Even so, some operators looking to minimize dry docking expenses without committing to hull performance investments are inadvertently increasing their operational cost by compromising on a more quick-fix solution – cleaning.

The risks of the hull cleaning habit

We recognise that hull cleaning may be a legitimate option when required by unexpected changes such as needing slow steam or idle in warm waters. However, it may be becoming a pattern for some operators, who are acting more on instinct than solid data. In fact, the boost in hull performance they are looking for would be better achieved by investing in a superior coating at the last drydocking.

Such a reactive approach may not be cost-effective or sustainable.

While cleaning has an immediate effect on removing fouling, some hull coating may also be removed or damaged, which reduces performance. Over time, this will have a cumulative impact on the smoothness of the hull, degrading the coating’s effectiveness and longevity and accelerating polishing.

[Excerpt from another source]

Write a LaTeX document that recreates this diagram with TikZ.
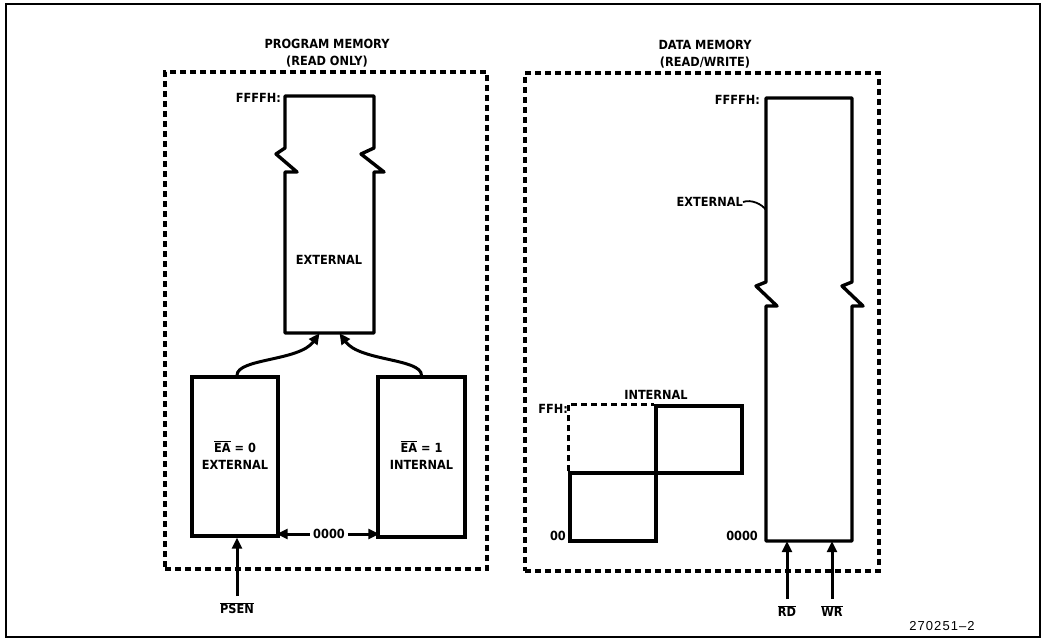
\documentclass[tikz,border=0pt]{standalone}
\usepackage{fontspec}
\setmainfont{Liberation Sans}
\newfontfamily\lblfont{DejaVu Sans Condensed}
\usetikzlibrary{arrows.meta}
\newcommand\ovl[1]{$\overline{\mbox{#1}}$}
\begin{document}
\begin{tikzpicture}[x=1pt,y=-1pt,
  lbl/.style={font=\lblfont\fontsize{12.6}{17}\selectfont\bfseries, inner sep=0pt, align=center},
  membox/.style={draw, line width=3.4pt, inner sep=0pt},
  invis/.style={inner sep=0pt},
  dashbox/.style={draw, line width=3.2pt, dash pattern=on 6pt off 4pt, inner sep=0pt},
  dashline/.style={line width=3.2pt, dash pattern=on 6pt off 4pt},
  outline/.style={line width=3.4pt, line join=round},
  arr/.style={line width=3pt, -{Triangle[length=11pt,width=10pt]}},
]
\useasboundingbox (0,0) rectangle (1044,642);
\draw[line width=1.8pt] (6,4) rectangle (1040,637);

% ---------- Program memory ----------
\node[dashbox, minimum width=322, minimum height=497] (pm) at (326,320.5) {};
\node[lbl] (pmt) at (327,53) {PROGRAM MEMORY\\(READ ONLY)};

\node[invis, minimum width=89, minimum height=237] (pext) at (329.5,214.5) {};
\draw[outline] (285,148) -- (285,96) -- (374,96) -- (374,148) -- (361,154) -- (384,172)
  -- (374,172) -- (374,333) -- (285,333) -- (285,172) -- (297,172) -- (276,154) -- cycle;
\node[lbl, anchor=east] (pfh) at (281,98) {FFFFH:};
\node[lbl] (pextl) at (329,260) {EXTERNAL};

\node[membox, minimum width=86, minimum height=159] (ea0) at (235,456.5) {};
\node[lbl] (ea0l) at (235,455) {\ovl{EA} = 0\\EXTERNAL};
\node[membox, minimum width=87, minimum height=160] (ea1) at (421.5,457) {};
\node[lbl] (ea1l) at (421.5,455) {\ovl{EA} = 1\\INTERNAL};

\draw[arr] ([xshift=2pt]ea0.north) .. controls +(0,-17) and +(-20,28) .. ([xshift=-10pt]pext.south);
\draw[arr] ([xshift=0pt]ea1.north) .. controls +(0,-17) and +(20,28) .. ([xshift=10pt]pext.south);

\node[lbl] (pz) at (329,534) {0000};
\draw[arr] ([xshift=-3pt]pz.west) -- ([xshift=-3pt]pz.west -| ea0.east);
\draw[arr] ([xshift=3pt]pz.east) -- ([xshift=3pt]pz.east -| ea1.west);

\node[lbl] (psen) at (237,608) {\ovl{PSEN}};
\draw[arr] ([yshift=6pt]psen.north) -- (psen.north |- ea0.south);

% ---------- Data memory ----------
\node[dashbox, minimum width=354, minimum height=498] (dm) at (702,322) {};
\node[lbl] (dmt) at (705,54) {DATA MEMORY\\(READ/WRITE)};

\node[invis, minimum width=86, minimum height=443] (dext) at (809,319.5) {};
\draw[outline] (766,282) -- (766,98) -- (852,98) -- (852,282) -- (842,286) -- (863,306)
  -- (852,306) -- (852,541) -- (766,541) -- (766,306) -- (777,306) -- (756,286) -- cycle;
\node[lbl, anchor=east] (dfh) at (760,100) {FFFFH:};
\node[lbl, anchor=east] (dextl) at (743,202) {EXTERNAL};
\coordinate (dextp) at (766,210);
\draw[line width=1.8pt] (dextl.east) .. controls +(8,-3) and +(-4,-6) .. (dextp);
\node[lbl, anchor=east] (dz) at (758,536) {0000};

\node[membox, minimum width=86, minimum height=68] (ilow) at (613,507) {};
\node[membox, minimum width=86, minimum height=67] (iup) at (699,439.5) {};
\draw[dashline] (ilow.north west) -- (ilow.north west |- iup.north) -- (iup.north west);
\node[lbl] (intl) at (656,395) {INTERNAL};
\node[lbl, anchor=east] (ffh) at (568,409) {FFH:};
\node[lbl, anchor=east] (izz) at (566,536) {00};

\node[lbl] (rd) at (787,611) {\ovl{RD}};
\node[lbl] (wr) at (832,611) {\ovl{WR}};
\draw[arr] ([yshift=6pt]rd.north) -- (rd.north |- dext.south);
\draw[arr] ([yshift=6pt]wr.north) -- (wr.north |- dext.south);

\node[font=\fontsize{13}{14}\selectfont\addfontfeature{LetterSpace=8}, inner sep=0pt] (fig) at (942,626) {270251--2};
\end{tikzpicture}
\end{document}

If cleaning is required, at Hempel, we would recommend water jetting to achieve the desired results. Abrasive solutions would not only increase the cost but at the next dry dock more surface blasting would be needed as the coating would be scraped off and damaged.

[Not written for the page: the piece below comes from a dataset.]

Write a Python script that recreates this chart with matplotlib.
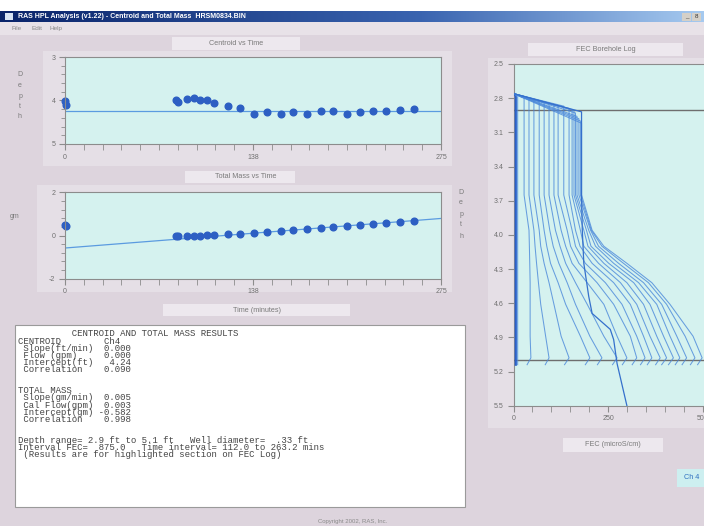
import matplotlib
matplotlib.use("Agg")
import matplotlib.pyplot as plt
import numpy as np
from matplotlib.patches import Rectangle
from matplotlib.colors import LinearSegmentedColormap

W, H = 704, 526

# ---- centroid vs time (depth of centroid, ft) ----
cent_time = [0, 1, 81, 83, 89, 94, 99, 104, 109, 119, 128, 138, 148, 158,
             167, 177, 187, 196, 206, 216, 225, 235, 245, 255]
cent_depth = [4.02, 4.10, 3.99, 4.03, 3.96, 3.95, 3.98, 3.99, 4.05, 4.12,
              4.18, 4.30, 4.26, 4.30, 4.26, 4.32, 4.24, 4.24, 4.31, 4.27,
              4.24, 4.24, 4.22, 4.20]
cent_slope, cent_intercept = 0.000, 4.24

# ---- total mass vs time (gm) ----
mass_time = cent_time
mass_gm = [0.47, 0.45, 0.00, -0.01, 0.00, 0.00, 0.00, 0.01, 0.02, 0.05,
           0.08, 0.11, 0.17, 0.20, 0.24, 0.30, 0.34, 0.38, 0.45, 0.50,
           0.54, 0.60, 0.63, 0.69]
mass_slope, mass_intercept = 0.005, -0.582

# ---- FEC borehole log profiles (FEC in microS/cm) ----
fec_top = [6, 11, 28, 41, 54, 68, 81, 94, 107, 118, 133, 147, 155, 160,
           164, 168, 173, 177, 180]
fec_top_end = [2.78, 2.79, 2.80, 2.81, 2.82, 2.83, 2.84, 2.85, 2.86, 2.87,
               2.87, 2.89, 2.90, 2.91, 2.93, 2.96, 2.98, 3.00, 3.02]
fec_knots = [3.96, 4.10, 4.25, 4.42, 4.61, 4.89, 5.08]
fec_profiles = [
    [6, 6, 6, 6, 6, 6, 6],
    [11, 11, 11, 11, 11, 11, 11],
    [41, 42, 43, 44, 44, 44, 46],
    [54, 57, 61, 66, 72, 85, 94],
    [68, 72, 81, 94, 107, 126, 147],
    [81, 88, 98, 118, 138, 177, 202],
    [96, 105, 120, 142, 164, 202, 234],
    [111, 123, 138, 164, 195, 239, 274],
    [126, 138, 155, 195, 239, 274, 300],
    [142, 151, 173, 221, 265, 309, 326],
    [155, 164, 190, 243, 287, 326, 348],
    [164, 176, 208, 265, 309, 344, 366],
    [177, 186, 225, 283, 326, 361, 388],
    [186, 197, 239, 300, 344, 379, 405],
    [193, 205, 252, 318, 361, 397, 423],
    [199, 217, 265, 331, 379, 414, 440],
    [204, 225, 278, 344, 392, 432, 458],
    [206, 234, 291, 357, 405, 454, 480],
    [208, 239, 300, 366, 414, 475, 499],
]
fec_hook = [6, 11, 36, 84, 135, 190, 222, 262, 288, 314, 336, 354, 376,
            392, 410, 428, 446, 468, 487]
# one profile that runs past the bottom of the interval
odd_fec = [0, 180, 180, 182, 186, 199, 208, 256, 265, 274, 300]
odd_depth = [2.76, 2.92, 3.65, 3.96, 4.25, 4.54, 4.69, 4.83, 4.92, 5.13, 5.5]
interval_top, interval_bottom = 2.9, 5.1

results_lines = [
    "          CENTROID AND TOTAL MASS RESULTS",
    "CENTROID        Ch4",
    " Slope(ft/min)  0.000",
    " Flow (gpm)     0.000",
    " Intercept(ft)   4.24",
    " Correlation    0.090",
    "",
    "",
    "TOTAL MASS",
    " Slope(gm/min)  0.005",
    " Cal Flow(gpm)  0.003",
    " Intercept(gm) -0.582",
    " Correlation    0.998",
    "",
    "",
    "Depth range= 2.9 ft to 5.1 ft   Well diameter=  .33 ft",
    "Interval FEC=  875.0   Time interval= 112.0 to 263.2 mins",
    " (Results are for highlighted section on FEC Log)",
]

BG = "#ddd4dd"
PANEL = "#e5dfe6"
FACE = "#d5f2ef"
SPINE = "#8c8c8c"
DOT = "#2d5fc3"
FIT = "#5b9be0"
LINE = "#4a88da"

fig = plt.figure(figsize=(W / 100, H / 100), dpi=100, facecolor=BG)

bg = fig.add_axes([0, 0, 1, 1], zorder=0)
bg.set_xlim(0, W)
bg.set_ylim(H, 0)
bg.axis("off")


def box(x0, y0, x1, y1, color, **kw):
    bg.add_patch(Rectangle((x0, y0), x1 - x0, y1 - y0, facecolor=color,
                           edgecolor=kw.pop("ec", "none"), lw=kw.pop("lw", 0), **kw))


def label(x, y, s, size=5.2, color="#7a7a7a", **kw):
    bg.text(x, y, s, ha=kw.pop("ha", "center"), va="center", fontsize=size,
            color=color, family="Liberation Sans", **kw)


# window chrome
box(0, 0, W, 11, "white")
grad = np.linspace(0, 1, 256).reshape(1, -1)
cmap = LinearSegmentedColormap.from_list(
    "tb", [(0, "#0a246a"), (0.6, "#3a64b0"), (1, "#a6caf0")])
bg.imshow(grad, cmap=cmap, extent=[0, W, 22, 11], aspect="auto", zorder=1)
box(5, 13, 13, 20, "#d8e4f4", zorder=2)
label(18, 16.5, "RAS HPL Analysis (v1.22) - Centroid and Total Mass  HRSM0834.BIN",
      size=5, color="white", ha="left", weight="bold", zorder=3)
for bx, s in [(682, "_"), (692, "8")]:
    box(bx, 13, bx + 9, 21, "#d4d0c8", zorder=2)
    label(bx + 4.5, 16.5, s, size=4.5, color="#333333", zorder=3)
box(0, 22, W, 35, "#e8e2e8")
for mx, s in [(12, "File"), (32, "Edit"), (50, "Help")]:
    label(mx, 28.5, s, size=4.6, color="#8a8a8a", ha="left")

# panels behind charts
box(43, 51, 452, 166, PANEL)
box(37, 185, 452, 292, PANEL)
box(488, 58, W, 428, PANEL)

# title boxes
box(172, 37, 300, 50, "#ede8ee")
label(236, 43.5, "Centroid vs Time")
box(185, 171, 295, 183, "#ede8ee")
label(246, 177, "Total Mass vs Time")
box(163, 304, 350, 316, "#ede8ee")
label(257, 310, "Time (minutes)")
box(528, 43, 683, 56, "#ede8ee")
label(606, 49.5, "FEC Borehole Log")
box(563, 438, 663, 452, "#ede8ee")
label(613, 445, "FEC (microS/cm)")
box(677, 469, W, 487, "#cdeff0")
label(692, 477.5, "Ch 4", color="#3070c0")

for i, ch in enumerate("Depth"):
    label(20, 75 + i * 10.5, ch, size=5)
    label(461, 192 + i * 11, ch, size=5)
label(15, 217, "gm", size=5)
label(353, 522, "Copyright 2002, RAS, Inc.", size=4.3, color="#8a8a8a")

# results text box
box(15, 325, 465, 507, "white", ec="#9a9a9a", lw=0.8)
bg.text(18, 329.5, "\n".join(results_lines), ha="left", va="top", fontsize=6.5,
        linespacing=0.73, family="Liberation Mono", color="#444444")


def px_axes(x0, y0, x1, y1):
    return fig.add_axes([x0 / W, 1 - y1 / H, (x1 - x0) / W, (y1 - y0) / H], zorder=5)


def style(ax):
    ax.set_facecolor(FACE)
    for s in ax.spines.values():
        s.set_color(SPINE)
        s.set_linewidth(0.8)
    ax.tick_params(which="both", direction="out", colors=SPINE,
                   labelcolor="#707070", labelsize=5, pad=3)
    ax.tick_params(which="major", length=4)
    ax.tick_params(which="minor", length=3)
    for t in ax.get_xticklabels() + ax.get_yticklabels():
        t.set_family("Liberation Sans")


# centroid vs time
ax1 = px_axes(65, 57, 441, 144)
t_fit = np.array([0, 275])
ax1.plot(t_fit, cent_intercept + cent_slope * t_fit, color=FIT, lw=0.9)
ax1.plot(cent_time, cent_depth, "o", ms=4.8, color=DOT, mec=DOT, clip_on=False)
ax1.set_xlim(0, 275)
ax1.set_ylim(5, 3)
ax1.set_xticks([0, 137.5, 275], ["0", "138", "275"])
ax1.set_xticks(np.arange(0, 276, 13.75), minor=True)
ax1.set_yticks([3, 4, 5], ["3", "4", "5"])
ax1.set_yticks(np.arange(3, 5.01, 0.2), minor=True)
style(ax1)
ax1.tick_params(axis="x", which="minor", length=4)

# total mass vs time
ax2 = px_axes(65, 192.5, 441, 278.5)
ax2.plot(t_fit, mass_intercept + mass_slope * t_fit, color=FIT, lw=0.9)
ax2.plot(mass_time, mass_gm, "o", ms=4.8, color=DOT, mec=DOT, clip_on=False)
ax2.set_xlim(0, 275)
ax2.set_ylim(-2, 2)
ax2.set_xticks([0, 137.5, 275], ["0", "138", "275"])
ax2.set_xticks(np.arange(0, 276, 13.75), minor=True)
ax2.set_yticks([-2, 0, 2], ["-2", "0", "2"])
ax2.set_yticks(np.arange(-2, 2.01, 0.4), minor=True)
style(ax2)
ax2.tick_params(axis="x", which="minor", length=4)

# FEC borehole log
ax3 = px_axes(513.5, 64, 513.5 + 600 * 0.378, 405.7)
ax3.axhline(interval_top, color="#6e6e6e", lw=1.0, zorder=3)
ax3.axhline(interval_bottom, color="#6e6e6e", lw=1.0, zorder=3)
for i, prof in enumerate(fec_profiles):
    xs = [0, fec_top[i], fec_top[i]] + prof + [fec_hook[i]]
    ys = [2.76, fec_top_end[i], 3.65] + fec_knots + [5.14]
    if i == 0:
        ax3.plot(xs, ys, color="#2a60c8", lw=1.6, zorder=4)
    else:
        ax3.plot(xs, ys, color=LINE, lw=0.75, alpha=0.8, zorder=4)
ax3.plot(odd_fec, odd_depth, color="#3570cc", lw=0.9, zorder=4)
ax3.set_xlim(0, 600)
ax3.set_ylim(5.5, 2.5)
yt = np.arange(2.5, 5.51, 0.3)
ax3.set_yticks(yt, [f"{v:.1f}" for v in yt])
ax3.set_xticks([0, 250, 500], ["0", "250", "500"])
ax3.set_xticks(np.arange(0, 601, 50), minor=True)
style(ax3)
ax3.tick_params(axis="x", which="minor", length=4)

fig.savefig("out.png", dpi=100, facecolor=BG)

Cleaning and environmental questions

The IMO is rightly concerned about sustainability challenges too. Invasive species transfer is a risk if an inappropriate hull coating is used. For vessels experiencing frequent long idling times, the risk grows.

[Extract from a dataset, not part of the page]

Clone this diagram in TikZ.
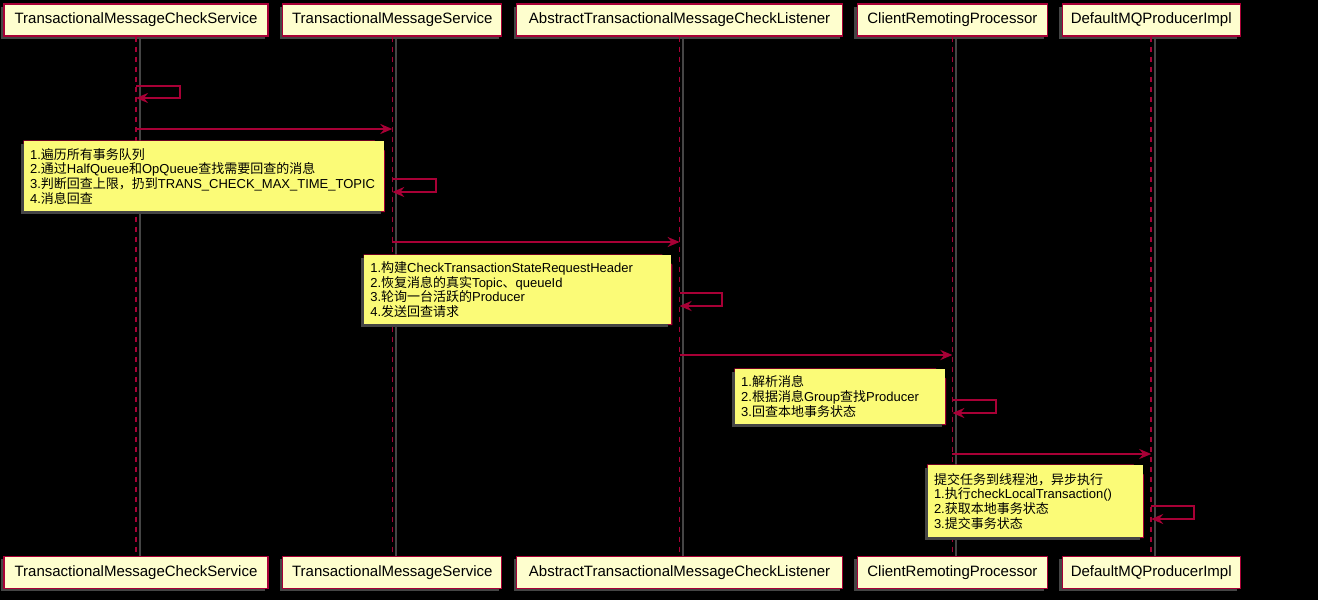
\documentclass[tikz,border=0pt]{standalone}
\usepackage{fontspec}
\setmainfont{Liberation Sans}
\newfontfamily\cjk{Noto Sans CJK SC}
\usetikzlibrary{arrows.meta,positioning,shadows}
\definecolor{umlred}{HTML}{A80036}
\definecolor{boxfill}{HTML}{FEFECE}
\definecolor{notefill}{HTML}{FBFB77}
\definecolor{shade}{HTML}{454545}
\newcommand{\hz}[1]{{\cjk #1}}

\begin{document}
\begin{tikzpicture}[x=1pt, y=-1pt, node distance=13.5pt,
    every node/.style={font=\fontsize{15}{18}\selectfont},
    partbox/.style={draw=umlred, line width=1.3pt, fill=boxfill, minimum height=32pt, inner sep=0pt,
      drop shadow={shadow xshift=-3pt, shadow yshift=-3pt, fill=shade, opacity=1}},
    lifeline/.style={draw=umlred, line width=1.5pt, dash pattern=on 5pt off 5pt,
      preaction={draw=shade, solid, line width=2pt, transform canvas={xshift=3.5pt}}},
    msg/.style={draw=umlred, line width=2pt, -{Stealth[length=12pt,width=10pt,inset=4pt]}},
    note/.style={fill=notefill, inner xsep=6pt, inner ysep=0pt, align=left,
      font=\fontsize{13}{14.7}\selectfont,
      drop shadow={shadow xshift=-3pt, shadow yshift=-3pt, fill=shade, opacity=1},
      append after command={\pgfextra{
        \fill[black] ([xshift=-10pt]\tikzlastnode.north east) -- (\tikzlastnode.north east)
          -- ([yshift=-10pt]\tikzlastnode.north east) -- cycle;
        \draw[umlred, line width=1.3pt] (\tikzlastnode.south west) -- (\tikzlastnode.north west)
          -- ([xshift=-10pt]\tikzlastnode.north east) -- ([yshift=-10pt]\tikzlastnode.north east)
          -- (\tikzlastnode.south east) -- cycle;
        \draw[umlred, line width=1pt] ([xshift=-10pt]\tikzlastnode.north east)
          |- ([yshift=-10pt]\tikzlastnode.north east);}}}]

  \fill[black] (0,0) rectangle (1318,600);
  \useasboundingbox (0,0) rectangle (1318,600);

  % participants, top row
  \node[partbox, minimum width=264pt] (tmcs) at (136,20) {TransactionalMessageCheckService};
  \node[partbox, minimum width=219pt, right=of tmcs] (tms) {TransactionalMessageService};
  \node[partbox, minimum width=326pt, right=of tms] (atmcl) {AbstractTransactionalMessageCheckListener};
  \node[partbox, minimum width=190pt, right=of atmcl] (crp) {ClientRemotingProcessor};
  \node[partbox, minimum width=178pt, right=of crp] (dmpi) {DefaultMQProducerImpl};

  % participants, bottom row
  \node[partbox, minimum width=264pt, below=519pt of tmcs] (tmcsB) {TransactionalMessageCheckService};
  \node[partbox, minimum width=219pt, below=519pt of tms] (tmsB) {TransactionalMessageService};
  \node[partbox, minimum width=326pt, below=519pt of atmcl] (atmclB) {AbstractTransactionalMessageCheckListener};
  \node[partbox, minimum width=190pt, below=519pt of crp] (crpB) {ClientRemotingProcessor};
  \node[partbox, minimum width=178pt, below=519pt of dmpi] (dmpiB) {DefaultMQProducerImpl};

  % lifelines
  \draw[lifeline] (tmcs) -- (tmcsB);
  \draw[lifeline] (tms) -- (tmsB);
  \draw[lifeline] (atmcl) -- (atmclB);
  \draw[lifeline] (crp) -- (crpB);
  \draw[lifeline] (dmpi) -- (dmpiB);

  % message end points
  \coordinate (s1a) at (tmcs |- 0,86);   \coordinate (s1b) at (tmcs |- 0,98);
  \coordinate (m1a) at (tmcs |- 0,129);  \coordinate (m1b) at (tms |- 0,129);
  \coordinate (s2a) at (tms |- 0,179);   \coordinate (s2b) at (tms |- 0,192);
  \coordinate (m2a) at (tms |- 0,242);   \coordinate (m2b) at (atmcl |- 0,242);
  \coordinate (s3a) at (atmcl |- 0,293); \coordinate (s3b) at (atmcl |- 0,306);
  \coordinate (m3a) at (atmcl |- 0,355); \coordinate (m3b) at (crp |- 0,355);
  \coordinate (s4a) at (crp |- 0,400);   \coordinate (s4b) at (crp |- 0,413);
  \coordinate (m4a) at (crp |- 0,454);   \coordinate (m4b) at (dmpi |- 0,454);
  \coordinate (s5a) at (dmpi |- 0,506);  \coordinate (s5b) at (dmpi |- 0,519);

  % messages
  \draw[msg] (s1a) -- ++(44,0) |- (s1b);
  \draw[msg] (m1a) -- (m1b);
  \draw[msg] (s2a) -- ++(44,0) |- (s2b);
  \draw[msg] (m2a) -- (m2b);
  \draw[msg] (s3a) -- ++(42,0) |- (s3b);
  \draw[msg] (m3a) -- (m3b);
  \draw[msg] (s4a) -- ++(44,0) |- (s4b);
  \draw[msg] (m4a) -- (m4b);
  \draw[msg] (s5a) -- ++(43,0) |- (s5b);

  % notes
  \node[note, text width=348pt, minimum height=70pt, below left=12pt and 8pt of m1b] (n1) {%
    1.\hz{遍历所有事务队列}\\
    2.\hz{通过}HalfQueue\hz{和}OpQueue\hz{查找需要回查的消息}\\
    3.\hz{判断回查上限，扔到}TRANS\_CHECK\_MAX\_TIME\_TOPIC\\
    4.\hz{消息回查}};
  \node[note, text width=295pt, minimum height=69pt, below left=13pt and 8pt of m2b] (n2) {%
    1.\hz{构建}CheckTransactionStateRequestHeader\\
    2.\hz{恢复消息的真实}Topic\hz{、}queueId\\
    3.\hz{轮询一台活跃的}Producer\\
    4.\hz{发送回查请求}};
  \node[note, text width=198pt, minimum height=55pt, below left=14pt and 7pt of m3b] (n3) {%
    1.\hz{解析消息}\\
    2.\hz{根据消息}Group\hz{查找}Producer\\
    3.\hz{回查本地事务状态}};
  \node[note, text width=203pt, minimum height=72pt, below left=11pt and 8pt of m4b] (n4) {%
    \hz{提交任务到线程池，异步执行}\\
    1.\hz{执行}checkLocalTransaction()\\
    2.\hz{获取本地事务状态}\\
    3.\hz{提交事务状态}};
\end{tikzpicture}
\end{document}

And when a hull is brushed clean, what is removed is likely to enter the marine environment, a danger that even filtration or suction may not eliminate.

As a result, ports in Australia, New Zealand, California and many other parts of the world no longer permit fouled vessels to enter or hull cleaning to be done. In extreme conditions, this can mean vessels can find themselves stranded between ports.

In 2017, bulk carrier DL MARIGOLD found itself ejected from New Zealand waters because of biosecurity concerns about its hull, only to then be rejected by Fiji too, leaving the vessel in a maritime limbo.

Prevention not cure

At Hempel we strongly believe in prevention, not cure. The question of hull cleaning does not arise when a hull coating truly does its job and prevents fouling.

We design coatings to meet specific operational parameters and offer fouling protection throughout service lifetime, so that the downtime and harm of hull cleaning is avoided. An advanced system such as Hempaguard MaX, guarantees 1.2 per cent maximum speed loss over five years and new standards of idle time antifouling.

This is the fit-and-forget approach to hull performance optimisation, and the smart solution for optimum TCO.

Hempel has gained valuable insight into hull cleaning issues through its involvement in a hull cleaning working group within BIMCO, the world’s largest direct-membership organisation for shipowners, charterers, shipbrokers and agents.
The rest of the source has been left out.